- TASK OBJECTIVE -
Write out the opening lines of the data word for word, up to and including the line with "import * as", and leave every picture and every later line out.

- DATA LINES -
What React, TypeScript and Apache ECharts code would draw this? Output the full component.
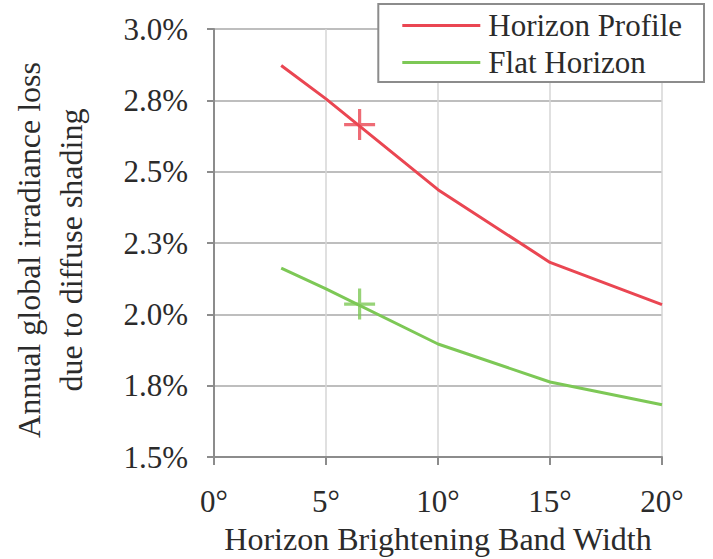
import React, { useEffect, useRef } from "react";
import * as echarts from "echarts";

const xValues = [3, 5, 10, 15, 20];
const horizonProfile = [2.872, 2.755, 2.437, 2.182, 2.034];
const flatHorizon = [2.162, 2.089, 1.896, 1.763, 1.683];
const markerX = 6.5;
const horizonProfileMarker = 2.665;
const flatHorizonMarker = 2.036;
const yTickValues = [1.5, 1.75, 2.0, 2.25, 2.5, 2.75, 3.0];
const yTickLabels = ["1.5%", "1.8%", "2.0%", "2.3%", "2.5%", "2.8%", "3.0%"];
const xTickLabels = ["0°", "5°", "10°", "15°", "20°"];

const FONT = "Liberation Serif";
const RED = "#EA4652";
const GREEN = "#7DC856";
const PLUS = "path://M-1.6,-15.5h3.2v31h-3.2z M-15.5,-1.6h31v3.2h-31z";

export default function App() {
  const ref = useRef<HTMLDivElement>(null);
  useEffect(() => {
    if (!ref.current) return;
    const chart = echarts.init(ref.current, undefined, { renderer: "svg" });
    chart.setOption({
      animation: false,
      backgroundColor: "#ffffff",
      textStyle: { fontFamily: FONT, color: "#2b2b2b" },
      grid: { left: 214, right: 51, top: 29, bottom: 102, containLabel: false, outerBoundsMode: "none" },
      legend: {
        data: ["Horizon Profile", "Flat Horizon"],
        orient: "vertical",
        right: 9,
        top: 4,
        padding: [6, 22, 4, 24],
        itemGap: 6,
        itemWidth: 78,
        itemHeight: 3,
        icon: "rect",
        borderColor: "#8c8c8c",
        borderWidth: 2,
        backgroundColor: "#ffffff",
        textStyle: { fontFamily: FONT, fontSize: 31, color: "#2b2b2b", lineHeight: 30, padding: [0, 0, 0, 3] },
      },
      xAxis: {
        type: "value",
        min: 0,
        max: 20,
        interval: 5,
        name: "Horizon Brightening Band Width",
        nameLocation: "middle",
        nameGap: 66,
        nameTextStyle: { fontFamily: FONT, fontSize: 32, color: "#2b2b2b" },
        axisLine: { lineStyle: { color: "#8c8c8c", width: 2 } },
        axisTick: { show: true, length: 8, lineStyle: { color: "#8c8c8c", width: 2 } },
        axisLabel: {
          fontFamily: FONT,
          fontSize: 31,
          color: "#2b2b2b",
          margin: 29,
          formatter: (v: number) => xTickLabels[Math.round(v / 5)] ?? "",
        },
        splitLine: { show: true, lineStyle: { color: "#d6d6d6", width: 1.5 } },
      },
      yAxis: {
        type: "value",
        min: 1.5,
        max: 3.0,
        interval: 0.25,
        name: "Annual global irradiance loss\ndue to diffuse shading",
        nameLocation: "middle",
        nameRotate: 90,
        nameGap: 122,
        nameTextStyle: { fontFamily: FONT, fontSize: 32, color: "#2b2b2b", lineHeight: 42, padding: [0, 14, 0, 0] },
        axisLine: { show: true, lineStyle: { color: "#8c8c8c", width: 2 } },
        axisTick: { show: true, length: 7, lineStyle: { color: "#8c8c8c", width: 2 } },
        axisLabel: {
          fontFamily: FONT,
          fontSize: 31,
          color: "#2b2b2b",
          margin: 26,
          formatter: (v: number) => {
            const i = yTickValues.findIndex((t) => Math.abs(t - v) < 1e-6);
            return i >= 0 ? yTickLabels[i] : "";
          },
        },
        splitLine: { show: true, lineStyle: { color: "#a8a8a8", width: 1.5 } },
      },
      series: [
        {
          name: "Horizon Profile",
          type: "line",
          data: xValues.map((x, i) => [x, horizonProfile[i]]),
          showSymbol: false,
          symbol: "none",
          lineStyle: { color: RED, width: 3 },
          itemStyle: { color: RED },
        },
        {
          name: "Flat Horizon",
          type: "line",
          data: xValues.map((x, i) => [x, flatHorizon[i]]),
          showSymbol: false,
          symbol: "none",
          lineStyle: { color: GREEN, width: 3 },
          itemStyle: { color: GREEN },
        },
        {
          name: "Horizon Profile marker",
          type: "scatter",
          data: [[markerX, horizonProfileMarker]],
          symbol: PLUS,
          symbolSize: 31,
          itemStyle: { color: RED },
        },
        {
          name: "Flat Horizon marker",
          type: "scatter",
          data: [[markerX, flatHorizonMarker]],
          symbol: PLUS,
          symbolSize: 31,
          itemStyle: { color: GREEN },
        },
      ],
    });
    return () => chart.dispose();
  }, []);
  return <div ref={ref} style={{ width: 713, height: 559, position: "absolute", left: 0, top: 0 }} />;
}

- THE RESPONSE -
What React, TypeScript and Apache ECharts code would draw this? Output the full component.
import React, { useEffect, useRef } from "react";
import * as echarts from "echarts";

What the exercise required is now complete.